I will leave it at that. It is not my thesis that we are age-cheats. It is my thesis that we cannot point to Brazil, claim (without proof) that they age-cheat, and then insist that if they do it, we can do it too. Haba, the Brazilians have a football system that produces world champions, world players of the year, and some of the best players in the history of football, on a continuous and consistent basis. To point to them, and say that they are proof that it is okay for us to do the wrong thing, the stupid thing, the self-defeating thing, is insane.

In fact, we shouldn't compare ourselves to ANYBODY, successful or not. The question should be, "Does it work for Nigeria?
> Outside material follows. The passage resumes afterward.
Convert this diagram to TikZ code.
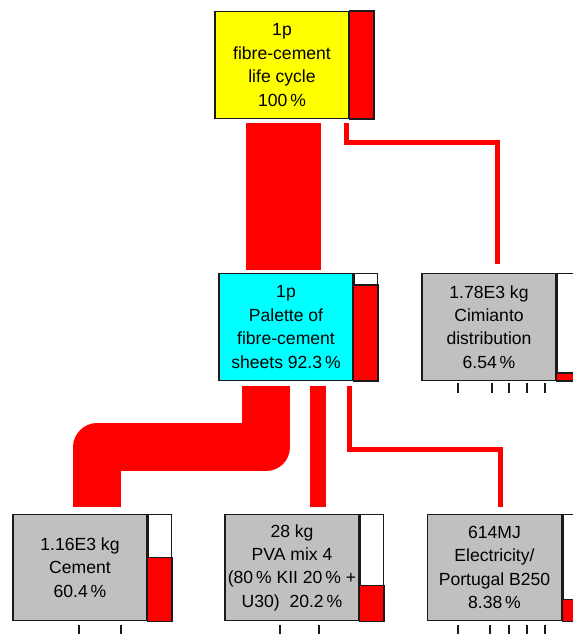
\documentclass[tikz,border=0pt]{standalone}
\usepackage{fontspec}
\setmainfont{Liberation Sans}
\usepackage{tikz}
\usetikzlibrary{positioning, calc}
\usepackage{xcolor}
\definecolor{FlowRed}{HTML}{FF0000}
\definecolor{BoxGray}{HTML}{C0C0C0}
\definecolor{BoxYellow}{HTML}{FFFF00}
\definecolor{BoxCyan}{HTML}{00FFFF}
\definecolor{EdgeBlack}{HTML}{1A1A1A}
\tikzset{
    % Node styles
    processbox/.style={
        rectangle,
        draw=EdgeBlack,
        fill=BoxGray,
        line width=0.8pt,
        minimum width=2.68cm,
        minimum height=2.13cm,
        inner sep=0pt,
        align=center,
        font=\fontsize{10}{13.3}\selectfont
    },
    barbox/.style={
        rectangle,
        draw=EdgeBlack,
        fill=white,
        line width=0.8pt,
        minimum width=0.46cm,
        minimum height=2.13cm,
        inner sep=0pt,
        anchor=north west
    },
    barfill/.style={
        draw=EdgeBlack,
        fill=FlowRed,
        line width=0.8pt
    },
    % Flow styles
    flowband/.style={
        draw=FlowRed,
        line join=round
    },
    thinflow/.style={
        draw=FlowRed,
        line width=0.1cm
    },
    tickmark/.style={
        draw=EdgeBlack,
        line width=0.8pt
    }
}
\begin{document}
\begin{tikzpicture}[x=0.02cm, y=-0.02cm]
    \clip (0,0) rectangle (573,634);
    \fill[white] (0,0) rectangle (573,634);

    % Process boxes
    \node[processbox, fill=BoxYellow] (life) at (282,65) {1p\\fibre-cement\\life cycle\\100\,\%};
    \node[processbox, fill=BoxCyan] (palette) at (286,327) {1p\\Palette of\\fibre-cement\\sheets 92.3\,\%};
    \node[processbox] (cimianto) at (489,327) {1.78E3 kg\\Cimianto\\distribution\\6.54\,\%};
    \node[processbox] (cement) at (80,567.5) {1.16E3 kg\\Cement\\60.4\,\%};
    \node[processbox] (pva) at (292,567.5) {28 kg\\PVA mix 4\\(80\,\% KII 20\,\% +\\U30) \ 20.2\,\%};
    \node[processbox] (elec) at (494.5,567.5) {614MJ\\Electricity/\\Portugal B250\\8.38\,\%};

    % Share bars
    \node[barbox] (lifebar) at (life.north east) {};
    \node[barbox] (palettebar) at (palette.north east) {};
    \node[barbox] (cimiantobar) at (cimianto.north east) {};
    \node[barbox] (cementbar) at (cement.north east) {};
    \node[barbox] (pvabar) at (pva.north east) {};
    \node[barbox] (elecbar) at (elec.north east) {};
    \draw[barfill] (lifebar.south west) rectangle (lifebar.north east);
    \draw[barfill] (palettebar.south west) rectangle ([yshift=1.92cm]palettebar.south east);
    \draw[barfill] (cimiantobar.south west) rectangle ([yshift=0.16cm]cimiantobar.south east);
    \draw[barfill] (cementbar.south west) rectangle ([yshift=1.28cm]cementbar.south east);
    \draw[barfill] (pvabar.south west) rectangle ([yshift=0.72cm]pvabar.south east);
    \draw[barfill] (elecbar.south west) rectangle ([yshift=0.44cm]elecbar.south east);

    % Flows
    \draw[flowband, line width=1.5cm] ([xshift=0.03cm,yshift=-0.08cm]life.south) -- ([xshift=0.03cm,yshift=0.06cm]life.south |- palette.north);
    \draw[thinflow] ([xshift=-0.07cm,yshift=-0.08cm]life.south east) -- ++(0,19.5) -| ([xshift=0.17cm,yshift=0.18cm]cimianto.north);
    \draw[flowband, line width=0.96cm] ([xshift=-0.4cm,yshift=-0.1cm]palette.south) -- ++(0,61.5) -| ([xshift=0.34cm,yshift=0.14cm]cement.north);
    \draw[flowband, line width=0.32cm] ([xshift=0.64cm,yshift=-0.1cm]palette.south) -- ([xshift=0.64cm,yshift=0.14cm]palette.south |- pva.north);
    \draw[thinflow] ([xshift=-0.09cm,yshift=-0.1cm]palette.south east) -- ++(0,64) -| ([xshift=0.11cm,yshift=0.14cm]elec.north);

    % Scale ticks
    \foreach \x in {458,492,509,527,545}
        \draw[tickmark] (\x,383) -- (\x,393);
    \foreach \x in {458,490,509,527,545}
        \draw[tickmark] (\x,625) -- (\x,634);
    \foreach \x in {79,121}
        \draw[tickmark] (\x,625) -- (\x,634);
    \foreach \x in {280,319}
        \draw[tickmark] (\x,625) -- (\x,634);
\end{tikzpicture}
\end{document}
Does it achieve Nigeria's goals?" If your goal is endlessly winning kiddie tournaments, that is one thing, but if you are looking to be a long-term, permanent, continuous WORLD POWER, then you cannot possibly bring yourself to support the continued absence of the necessary structures and foundations.

But I am (as always) starting to digress.

The point I am making is that for all our complaining about issues, we are often the footsoldiers who fight to protect, defend, sustain and continue the exact things that produce the outcomes we complain about.

In fact, that is why we have "bad leaders". These so-called leaders were born into the same families as the rest of us, into the same lives we all lead, except some quirk of fate gave them a chance to step into leadership. And you know what? The things they do once in office are the same things too many of the rest of us would do if we got that same chance. Far too many of us spend our days hoping and praying for the chance to do exactly what "they" are doing.

But then we complain when the persistence of such decision-making leads to problematic output and negative outcomes.

It is too difficult to try to change all of Nigeria at once. By contrast, we can all change ourselves as individuals, which would have the effect of changing all of Nigeria.

The thing is, it has to be in the context of a revolution, because we all have to do it at the same time. If only one person changes, and everyone else remains the same, then he or she will simply lose out in the vicious competition for survival under the current system. This is the fear that keeps Nigeria from reform, transformation and substantive change -- the fear that if I or you change alone as individuals, no one else will, and the only result would be the loss of our individual niche in the system.